Rogel Samuel
Um dia me perguntou a amiga se eu gostava de Heiddeger. Imediatamente não pude responder. Mas muito refleti. Porque Heiddeger fez parte dos pilares da formação de minha geração: aquela que se formou no torvelinho do governo militar, na época de João Goulart e no movimento estudantil de 68, etc.
Um pouco antes, todos liam Sartre, talvez sem a intensidade necessária para a formação intelectual. Sartre representava o pensamento de vanguarda, a mescla de marxismo e fenomenologia, ou existencialismo.
Depois, veio aquela época de Marcuse, Althusser, Lukacs. No Brasil autores de moda. Formadores de cabeça. E mais. Apareceram Gattari, Deleuse.
Quando estávamos fazendo pós-graduação, passamos a buscar os autores radicais: Hegel, Marx, Freud, Nietsche, Wittgenstein. Posso dizer que passamos uma década lendo esses pilares em que se sustaram, durante muito tempo, os elos do nosso edifício intelectual.
E Heiddeger.
Posso dizer que começamos com Heiddeger e Wittgenstein.
Naquela época, em que Marx era um paradoxo pouco conhecido (afinal até então poucos tinham dominado «O capital»), era muito chic citar Heiddeger, mesmo porque ele era aceito pelo pensamento dominante da Direita, e tinha umas perfumarias de jogos de palavra incompreensíveis que aformoseavam qualquer texto.
Mas Heiddeger não é bem assim só isso.
Ele é um grande poeta, antes de tudo.
Ou melhor, Heiddeger repensou a Metafísica Ocidental como somente muito poucos puderam fazer (ou talvez só ele o fez). Seu pensamento era nitidamente alemão, é claro. Radicalmente alemão. Passava muito pouco longe do nazismo, todos sabem disso (principalmente certas referências ao termo «destino», ao uso do termo «jogar» etc). Mas não se pode negar-lhe a profundeza poética dos limites do seu pensar.
Se era nazista pouco importa para nós hoje. Naquele tempo ali todos eram.
Martin Heidegger nasceu em 1889 e morreu em 1976. Um dos maiores pensadores de sua época. Foi também vítima do nazismo. Sua obra cobre a vastidão da história da filosofia, desde os gregos até Nietzsche. Envereda pelos caminhos perdidos do Zen-budismo. Mergulha nas origens obscuras da poesia e da arte, tendo escrito sobre isso textos fundamentais.

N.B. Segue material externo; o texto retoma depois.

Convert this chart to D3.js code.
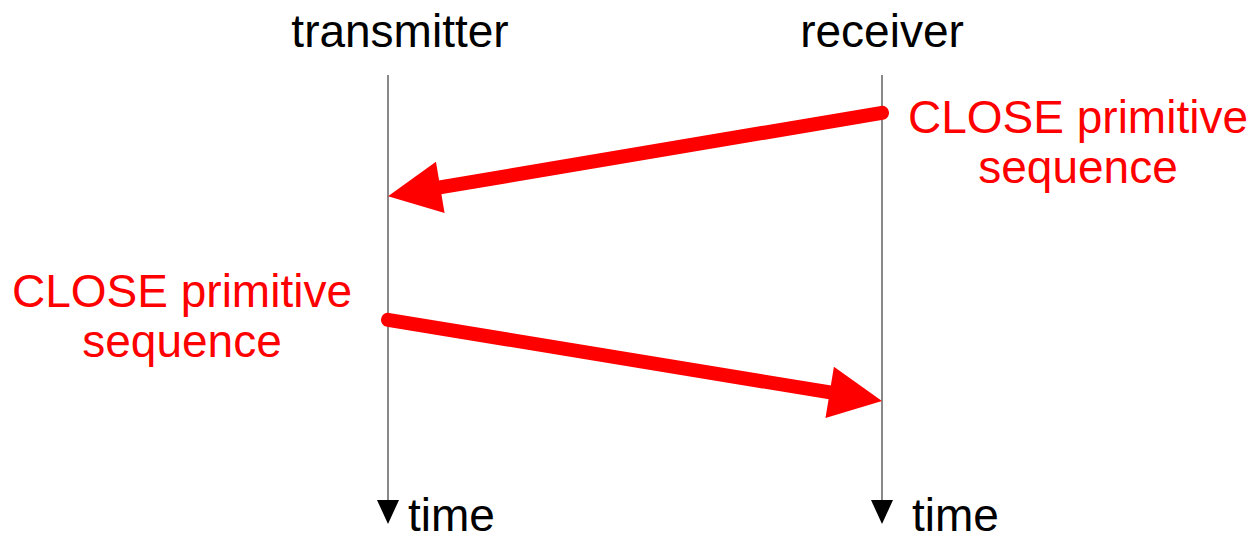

«O pensamento de Heidegger é o esforço de nos reconduzir ao País das Maravilhas, onde o movimento de pensar é tão concentrado na identidade de si mesmo que colhe os limites de nossos hábitos de pensar e possibilidades de dizer nas próprias raízes de sua limitação. É, então, que se faz silêncio no país do Pensamento. Pois o silêncio é a Linguagem no movimento consumado do repouso, que já ultrapassou toda discursividade da língua.» escreveu E. Carneiro Leão (Aprendendo a Pensar, 1977. pg 149).
Fui aluno de Carneiro Leão.
Pouco antes de morrer, Heiddeger deu uma entrevista radiofônica em que disse que somente dois filósofos atingiram o significado do seu pensamento: um foi Carneiro Leão.